Elements of the Regression Formula
The nested NODE_DISTRIBUTION table contains each element of the regression formula in a separate row. The first two rows of data in the example results contain information about the predictable attribute, Yearly Income, which models the dependent variable. The SUPPORT column shows the count of cases in support of the two states of this attribute: either a Yearly Income value was available, or the Yearly Income value was missing.

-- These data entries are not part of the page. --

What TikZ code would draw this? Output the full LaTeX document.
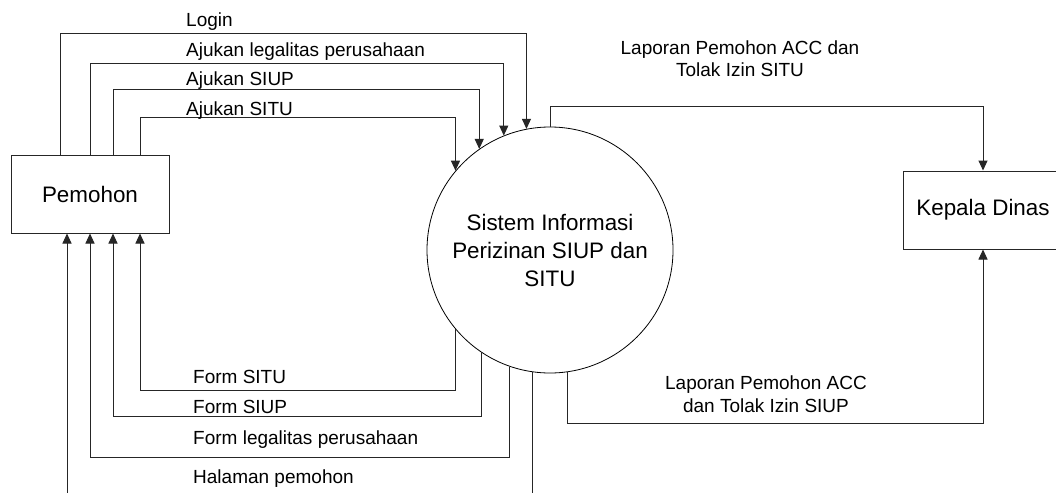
\documentclass[tikz,border=0pt]{standalone}
\usepackage{fontspec}
\setmainfont{Liberation Sans}
\usetikzlibrary{arrows.meta,calc}
\begin{document}
\begin{tikzpicture}[x=1pt,y=-1pt,
  ent/.style={draw=black!85, line width=1pt, rectangle, minimum width=158pt, minimum height=78pt, inner sep=0pt, font=\fontsize{22.4}{28}\selectfont},
  proc/.style={draw=black, line width=0.8pt, circle, minimum size=246pt, inner sep=0pt, align=center, font=\fontsize{22.4}{28}\selectfont},
  lbl/.style={inner sep=0pt, font=\fontsize{19}{22}\selectfont},
  flow/.style={draw=black!85, line width=1pt, -{Triangle[length=10pt,width=9pt]}}]
\useasboundingbox[fill=white] (0,0) rectangle (1056,492);

\node[ent] (pem) at (90,194) {Pemohon};
\node[proc] (sis) at (550,250) {Sistem Informasi\\Perizinan SIUP dan\\SITU};
\node[ent, minimum width=160pt] (kd) at (983,210) {Kepala Dinas};

% requests from Pemohon
\draw[flow] ([xshift=-30pt]pem.north) -- ++(0,-121) -| (sis.101.7);
\draw[flow] (pem.north) -- ++(0,-91) -| (sis.112.5);
\draw[flow] ([xshift=23pt]pem.north) -- ++(0,-65) -| (sis.125.3);
\draw[flow] ([xshift=50pt]pem.north) -- ++(0,-37) -| (sis.140.6);

\node[lbl, anchor=base west] (t1) at (186,27) {Login};
\node[lbl, anchor=base west] (t2) at (186,57) {Ajukan legalitas perusahaan};
\node[lbl, anchor=base west] (t3) at (186,86) {Ajukan SIUP};
\node[lbl, anchor=base west] (t4) at (186,115) {Ajukan SITU};

% responses to Pemohon
\draw[flow] (sis.220.9) -- ++(0,61.5) -| ([xshift=50pt]pem.south);
\draw[flow] (sis.236.4) -- ++(0,64.5) -| ([xshift=23pt]pem.south);
\draw[flow] (sis.251) -- ++(0,90.7) -| (pem.south);
\draw[flow] (sis.262.5) -- ++(0,128) -| ([xshift=-23pt]pem.south);

\node[lbl, anchor=base west] (b1) at (193,383) {Form SITU};
\node[lbl, anchor=base west] (b2) at (193,413) {Form SIUP};
\node[lbl, anchor=base west] (b3) at (193,444) {Form legalitas perusahaan};
\node[lbl, anchor=base west] (b4) at (193,483) {Halaman pemohon};

% reports to Kepala Dinas
\draw[flow] (sis.north) -- ++(0,-20) -| (kd.north);
\draw[flow] (sis.278.4) -- ++(0,51.3) -| (kd.south);

\node[lbl, align=center] (r1) at (740,59.2) {Laporan Pemohon ACC dan\\Tolak Izin SITU};
\node[lbl, align=center, font=\fontsize{19}{23}\selectfont] (r2) at (766,394.7) {Laporan Pemohon ACC\\dan Tolak Izin SIUP};
\end{tikzpicture}
\end{document}
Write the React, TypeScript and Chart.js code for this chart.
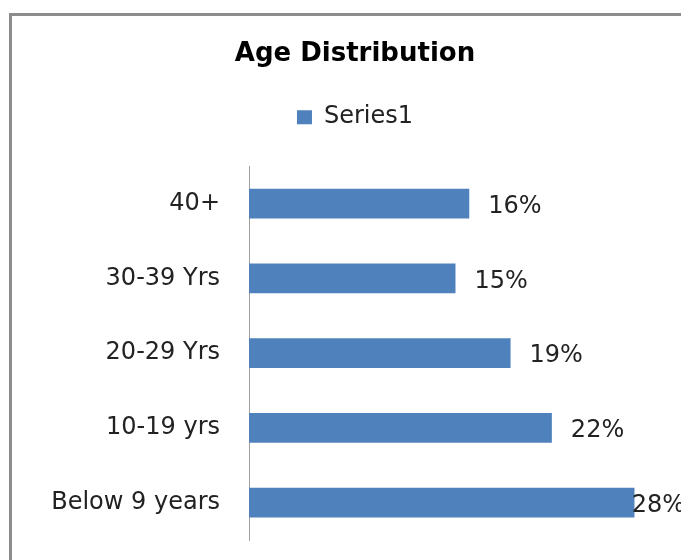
import React, { useEffect, useRef } from "react";
import { Chart, registerables } from "chart.js";

Chart.register(...registerables);

const categories: string[] = ["Below 9 years", "10-19 yrs", "20-29 Yrs", "30-39 Yrs", "40+"];
const seriesName = "Series1";
const seriesValues: number[] = [28, 22, 19, 15, 16];
const axisMin = 0;
const axisMax = 30;
const chartTitle = "Age Distribution";

const FONT = "'DejaVu Sans', sans-serif";
const CANVAS_W = 710;
const CANVAS_H = 560;

const frameAndLabels = {
  id: "frameAndLabels",
  beforeDraw(chart: any) {
    const ctx = chart.ctx;
    ctx.save();
    ctx.strokeStyle = "#8c8c8c";
    ctx.lineWidth = 3;
    ctx.strokeRect(10.5, 14.5, chart.width - 21, chart.height + 20);
    ctx.restore();
  },
  afterDatasetsDraw(chart: any) {
    const ctx = chart.ctx;
    const meta = chart.getDatasetMeta(0);
    ctx.save();
    ctx.font = `24px ${FONT}`;
    ctx.fillStyle = "#222";
    ctx.textAlign = "left";
    ctx.textBaseline = "middle";
    meta.data.forEach((el: any, i: number) => {
      const text = `${chart.data.datasets[0].data[i]}%`;
      const tw = ctx.measureText(text).width;
      const x = Math.min(el.x + 19, chart.width - 25 - tw);
      ctx.fillText(text, x, el.y + 3);
    });
    ctx.restore();
  },
};

export default function App() {
  const ref = useRef<HTMLCanvasElement | null>(null);
  useEffect(() => {
    document.body.style.margin = "0";
    if (!ref.current) return;
    const chart = new Chart(ref.current, {
      type: "bar",
      data: {
        labels: categories,
        datasets: [
          {
            label: seriesName,
            data: seriesValues,
            backgroundColor: "#4F81BD",
            borderWidth: 0,
            barPercentage: 0.4,
            categoryPercentage: 1,
          },
        ],
      },
      options: {
        indexAxis: "y",
        responsive: false,
        animation: false,
        layout: { padding: { left: 0, right: 0, top: 0, bottom: 20 } },
        plugins: {
          title: {
            display: true,
            text: chartTitle,
            color: "#000",
            font: { family: FONT, size: 26, weight: "bold" },
            padding: { top: 39, bottom: 25 },
          },
          legend: {
            display: true,
            position: "top",
            labels: {
              color: "#222",
              font: { family: FONT, size: 24 },
              boxWidth: 15,
              boxHeight: 14,
              padding: 10,
            },
          },
          tooltip: { enabled: false },
        },
        scales: {
          x: {
            position: "top",
            min: axisMin,
            max: axisMax,
            grid: { display: false, drawTicks: false },
            border: { display: false },
            ticks: { display: false },
            afterFit: (s: any) => {
              s.height = 27;
            },
          },
          y: {
            reverse: true,
            grid: { display: false, drawTicks: false },
            border: { display: true, color: "#a0a0a0", width: 1 },
            ticks: {
              color: "#222",
              font: { family: FONT, size: 24 },
              padding: 29,
            },
            afterFit: (s: any) => {
              s.width = 249;
              s.paddingTop = 0;
              s.paddingBottom = 0;
            },
          },
          yRight: {
            type: "linear",
            axis: "y",
            position: "right",
            display: true,
            grid: { display: false, drawTicks: false },
            border: { display: false },
            ticks: { display: false },
            afterFit: (s: any) => {
              s.width = 48;
              s.paddingTop = 0;
              s.paddingBottom = 0;
            },
          },
        },
      },
      plugins: [frameAndLabels],
    });
    return () => chart.destroy();
  }, []);
  return (
    <div style={{ width: 681, height: 560, overflow: "hidden", position: "relative", background: "#fff" }}>
      <canvas ref={ref} width={CANVAS_W} height={CANVAS_H} style={{ display: "block" }} />
    </div>
  );
}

The VARIANCE column tells you the computed variance of the predictable attribute. Variance is a measure of how scattered the values are in a sample, given an expected distribution. Variance here is calculated by taking the average of the squared deviation from the mean. The square root of the variance is also known as standard deviation. Analysis Services does not provide the standard deviation but you can easily calculate it.

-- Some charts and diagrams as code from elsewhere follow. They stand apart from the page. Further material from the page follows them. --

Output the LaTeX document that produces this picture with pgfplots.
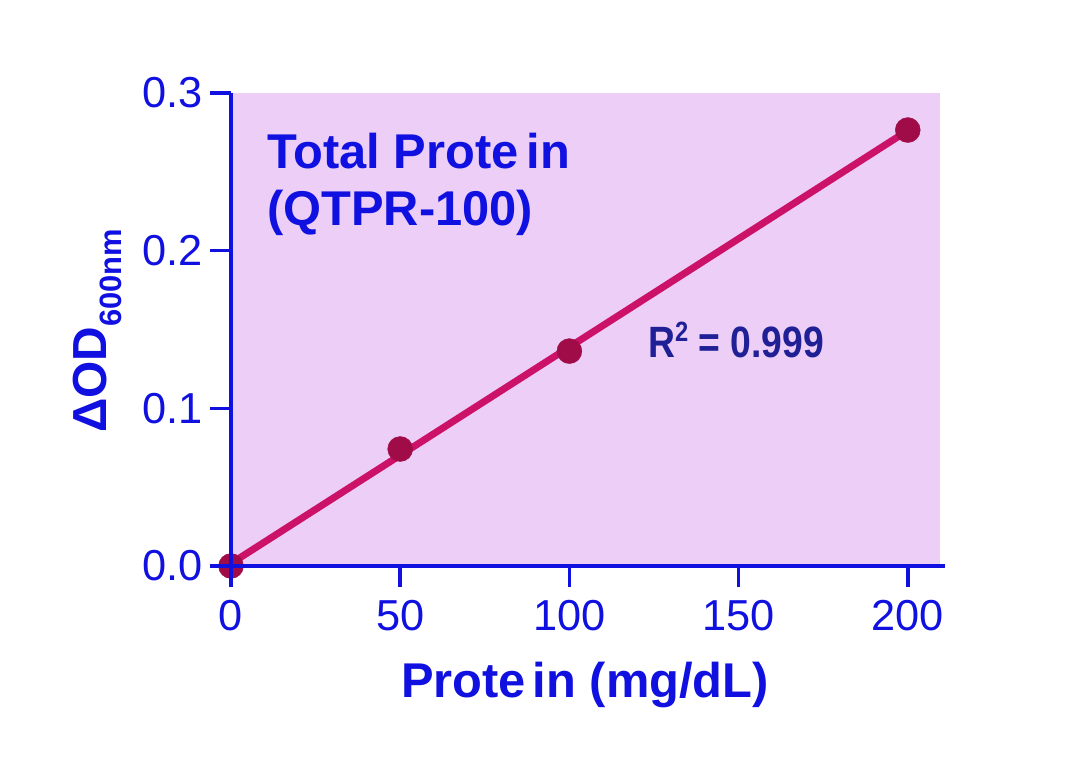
\documentclass[border=0pt]{standalone}
\usepackage{fontspec}
\setmainfont{Liberation Sans}
\usepackage{pgfplots}
\pgfplotsset{compat=1.18}
\definecolor{axisblue}{RGB}{16,16,224}
\definecolor{navy}{RGB}{32,32,150}
\definecolor{bgfill}{RGB}{236,206,246}
\definecolor{linecol}{RGB}{204,18,104}
\definecolor{markcol}{RGB}{160,12,72}
\begin{document}
\begin{tikzpicture}
\begin{axis}[
  at={(0,0)}, anchor=south west,
  scale only axis,
  width=714bp, height=473bp,
  xmin=0, xmax=211, ymin=0, ymax=0.3,
  axis x line=bottom, axis y line=left,
  axis line style={axisblue, line width=3.5bp, -},
  xtick={0,50,100,150,200}, ytick={0,0.1,0.2,0.3},
  tick align=outside, major tick length=21bp,
  tick style={axisblue, line width=3.5bp},
  minor tick num=0,
  ticklabel style={font=\fontsize{43.5}{50}\selectfont, text=axisblue, inner sep=0pt},
  /pgf/number format/assume math mode=true,
  yticklabel style={/pgf/number format/fixed, /pgf/number format/fixed zerofill, /pgf/number format/precision=1, xshift=-7bp},
  xticklabel style={yshift=-13bp},
  clip=false, set layers=axis on top, axis on top,
]
\fill[bgfill] (axis cs:0,0) rectangle (axis cs:209.5,0.3);
\addplot[linecol, line width=7bp, no marks] coordinates {(0,0.0016) (200,0.2762)};
\addplot[only marks, mark=*, mark size=12.5bp, mark options={fill=markcol, draw=markcol}] coordinates {(0,0) (50,0.0742) (100,0.1363) (200,0.2765)};
\end{axis}
\node[anchor=base, inner sep=0pt, text=axisblue, font=\fontsize{49}{50}\selectfont\bfseries] at (354bp,-131bp) {Prote\kern7bp in (mg/dL)};
\node[anchor=base, rotate=90, inner sep=0pt, text=axisblue, font=\fontsize{48}{50}\selectfont\bfseries] at (-124bp,235bp) {ΔOD\raisebox{-15bp}{\fontsize{31}{32}\selectfont 600nm}};
\node[anchor=base west, inner sep=0pt, text=axisblue, font=\fontsize{49}{50}\selectfont\bfseries] at (36bp,397bp) {Total Prote\kern8bp in};
\node[anchor=base west, inner sep=0pt, text=axisblue, font=\fontsize{49}{50}\selectfont\bfseries] at (36bp,340bp) {(QTPR-100)};
\node[anchor=base west, inner sep=0pt, text=navy, font=\fontsize{44}{46}\selectfont\bfseries] at (417bp,208bp) {\scalebox{0.85}[1]{R\raisebox{16bp}{\fontsize{28}{30}\selectfont 2} = 0.999}};
\pgfresetboundingbox
\path (-231bp,-192bp) rectangle (855bp,566bp);
\end{tikzpicture}
\end{document}
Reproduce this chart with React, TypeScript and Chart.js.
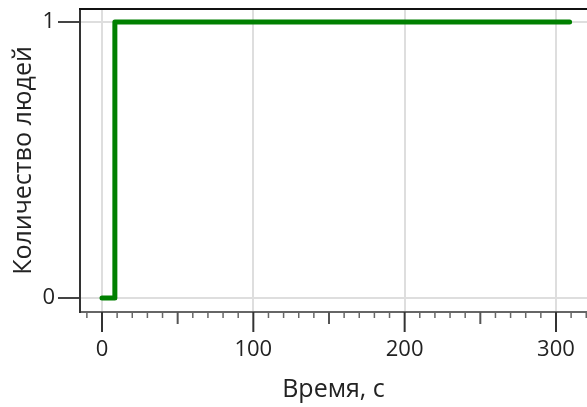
import React, { useEffect, useRef } from "react";
import { Chart, registerables } from "chart.js";

Chart.register(...registerables);

// Data
const times = [0, 8.5, 309];
const peopleCount = [0, 1, 1];
const xMajorTicks = [0, 100, 200, 300];
const yTicks = [0, 1];
const xTitle = "Время, с";
const yTitle = "Количество людей";

const FONT = "'Open Sans', 'Noto Sans', sans-serif";

const frameAndTicks = {
  id: "frameAndTicks",
  afterDraw(chart: any) {
    const ctx = chart.ctx;
    const area = chart.chartArea;
    const xs = chart.scales.x;
    ctx.save();
    // top frame line
    ctx.strokeStyle = "#111";
    ctx.lineWidth = 2;
    ctx.beginPath();
    ctx.moveTo(area.left - 1, area.top);
    ctx.lineTo(area.right, area.top);
    ctx.stroke();
    // x ticks (major, half and minor)
    for (let v = -100; v <= 1000; v += 10) {
      const px = xs.getPixelForValue(v);
      if (px < area.left + 2 || px > area.right) continue;
      let len = 6;
      let w = 1.5;
      let col = "#666";
      if (v % 100 === 0) {
        len = 20;
        w = 2;
        col = "#333";
      } else if (v % 50 === 0) {
        len = 12;
        w = 2;
        col = "#555";
      }
      ctx.strokeStyle = col;
      ctx.lineWidth = w;
      ctx.beginPath();
      ctx.moveTo(px, area.bottom);
      ctx.lineTo(px, area.bottom + len);
      ctx.stroke();
    }
    ctx.restore();
  },
};

export default function App() {
  const ref = useRef<HTMLCanvasElement>(null);
  useEffect(() => {
    if (!ref.current) return;
    const chart = new Chart(ref.current, {
      type: "line",
      data: {
        datasets: [
          {
            data: times.map((t, i) => ({ x: t, y: peopleCount[i] })),
            borderColor: "#008000",
            borderWidth: 5,
            stepped: "before",
            pointRadius: 0,
            fill: false,
            borderCapStyle: "round",
            borderJoinStyle: "round",
          },
        ],
      },
      options: {
        responsive: false,
        animation: false,
        layout: { padding: { top: 9, left: 0, right: 0, bottom: 0 } },
        plugins: { legend: { display: false }, tooltip: { enabled: false } },
        scales: {
          x: {
            type: "linear",
            min: -14.54,
            max: 320.5,
            afterBuildTicks: (s: any) => {
              s.ticks = xMajorTicks.map((v) => ({ value: v }));
            },
            afterFit: (s: any) => {
              s.height = 95;
              s.paddingLeft = 0;
              s.paddingRight = 0;
            },
            grid: { color: "#dedede", lineWidth: 2, drawTicks: false },
            border: { color: "#666", width: 2 },
            ticks: {
              font: { family: FONT, size: 22 },
              color: "#222",
              padding: 25,
              maxRotation: 0,
              autoSkip: false,
              callback: (v: any) => String(v),
            },
            title: {
              display: true,
              text: xTitle,
              font: { family: FONT, size: 25 },
              color: "#222",
              padding: { top: 0, bottom: 2 },
            },
          },
          y: {
            type: "linear",
            min: -0.0507,
            max: 1.047,
            afterBuildTicks: (s: any) => {
              s.ticks = yTicks.map((v) => ({ value: v }));
            },
            afterFit: (s: any) => {
              s.width = 80;
              s.paddingTop = 0;
              s.paddingBottom = 0;
            },
            grid: {
              color: "#dedede",
              lineWidth: 2,
              drawTicks: true,
              tickLength: 22,
              tickColor: "#444",
              tickWidth: 2,
            },
            border: { color: "#333", width: 2 },
            ticks: {
              font: { family: FONT, size: 22 },
              color: "#222",
              padding: 3,
              callback: (v: any) => String(v),
            },
            title: {
              display: true,
              text: yTitle,
              font: { family: FONT, size: 25 },
              color: "#222",
              padding: { top: 9, bottom: 0 },
            },
          },
        },
      },
      plugins: [frameAndTicks],
    } as any);
    return () => chart.destroy();
  }, []);
  return (
    <div style={{ position: "fixed", left: 0, top: 0, width: 587, height: 407, background: "#fff" }}>
      <canvas ref={ref} width={587} height={407} />
    </div>
  );
}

For each regressor, three rows are output. They contain the coefficient, score gain, and regressor statistics.
Finally, the table contains a row that provides the intercept for the equation.
Coefficient
For each regressor, a coefficient (VALUETYPE = 7) is calculated. The coefficient itself appears in the ATTRIBUTE_VALUE column, whereas the VARIANCE column tells you the variance for the coefficient. The coefficients are calculated so as to maximize linearity.
Score Gain
The score gain (VALUETYPE = 8) for each regressor represents the interestingness score of the attribute. You can use this value to estimate the usefulness of multiple regressors.
Statistics
The regressor statistic (VALUETYPE = 9) is the mean for the attribute for cases that have a value. The ATTRIBUTE_VALUE column contains the mean itself, whereas the VARIANCE column contains the sum of deviations from the mean.
Intercept
Normally, the intercept (VALUETYPE = 11) or residual in a regression equation tells you the value of the predictable attribute, at the point where the input attribute, is 0. In many cases, this might not happen, and could lead to counterintuitive results.
For example, in a model that predicts income based on age, it is useless to learn the income at age 0. In reallife, it is typically more useful to know about the behavior of the line with respect to average values. Therefore, SQL Server Analysis Services modifies the intercept to express each regressor in a relationship with the mean.

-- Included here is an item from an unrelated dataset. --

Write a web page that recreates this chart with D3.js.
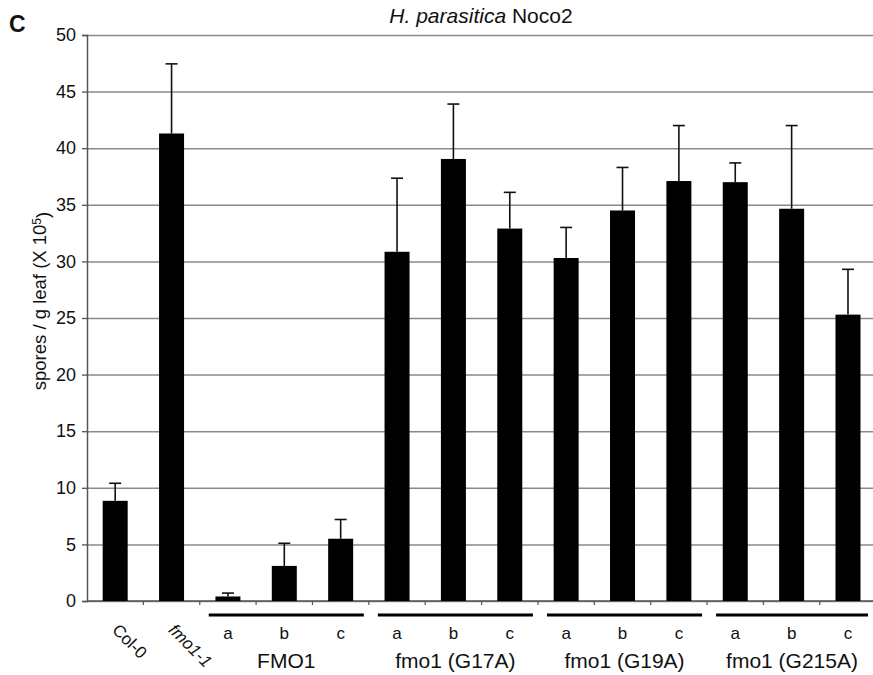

This adjustment is difficult to see in the mining model content, but is apparent if you view the completed equation in the Mining Legend of the Microsoft Tree Viewer. The regression formula is shifted away from the 0 point to the point that represents the mean. This presents a view that is more intuitive given the current data.
Therefore, assuming that the mean age is around 45, the intercept (VALUETYPE = 11) for the regression formula tells you the mean income.